In State v. Kappen, 191 Iowa 19, 24, 180 N.W. 307, we held the statutory presumption to which defendant here takes exception is not conclusive in that it serves only to make proof of one fact presumptive or prima facie evidence of another fact.

The statute was also discussed in Mahar v. Lainson, 247 Iowa 297, 72 N.W.2d 516. It was there held the act is not violative of any constitutional due process mandate because it fails to specificially describe burglar's tools.

Then in State v. Furlong, 216 Iowa 428, 249 N.W. 132, the rebuttability of the challenged statutory presumption was again demonstrated.

See also State v. Smith, 247 Iowa 500, 503, 73 N.W.2d 189.

Although defendant does not challenge the instructions given we note the jury was advised by the trial court to the effect the statutory presumption here involved is not conclusive, it imposes no burden of proof on defendant, and even if the possession of burglary tools remained unexplained defendant could not be found guilty if the state failed to prove his guilt beyond a reasonable doubt.

V. The statutory enactment here in question does not denounce as unlawful the possession of any particular implements or tools. Possession of a specific instrument or combination of articles may or may not be prohibited by law, depending upon whether the evidence reveals circumstances from which it may be inferred beyond a reasonable doubt the party or parties, standing in the position of a possessor, intended use of the article or instrumentalities for the purpose of committing or aiding in the perpetration of a burglary.

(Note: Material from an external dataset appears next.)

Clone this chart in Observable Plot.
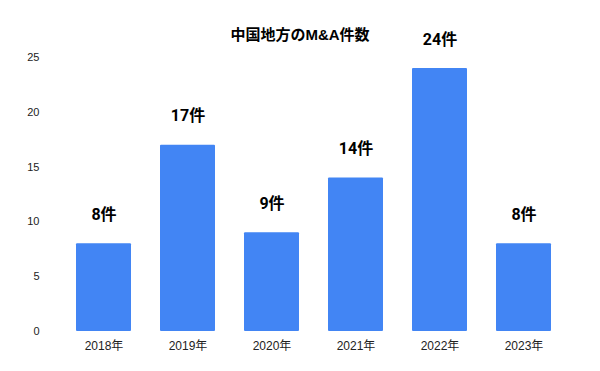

This law simply creates a rebuttable presumption of criminal intent from possession of burglarious tools under circumstances which reasonably and logically lead to that inference, leaving it to the trier of the facts to ultimately resolve the matter according to all the evidence. This is nothing more nor less than a rule of evidence not alone determinative of any fact.

In a similar vein this court has held proof of possession of recently stolen goods, when it is also shown the larceny took place in connection with a burglary, is sufficient to warrant a conviction of breaking and entering. See State v. Dwinells, Iowa, 146 N.W.2d 231.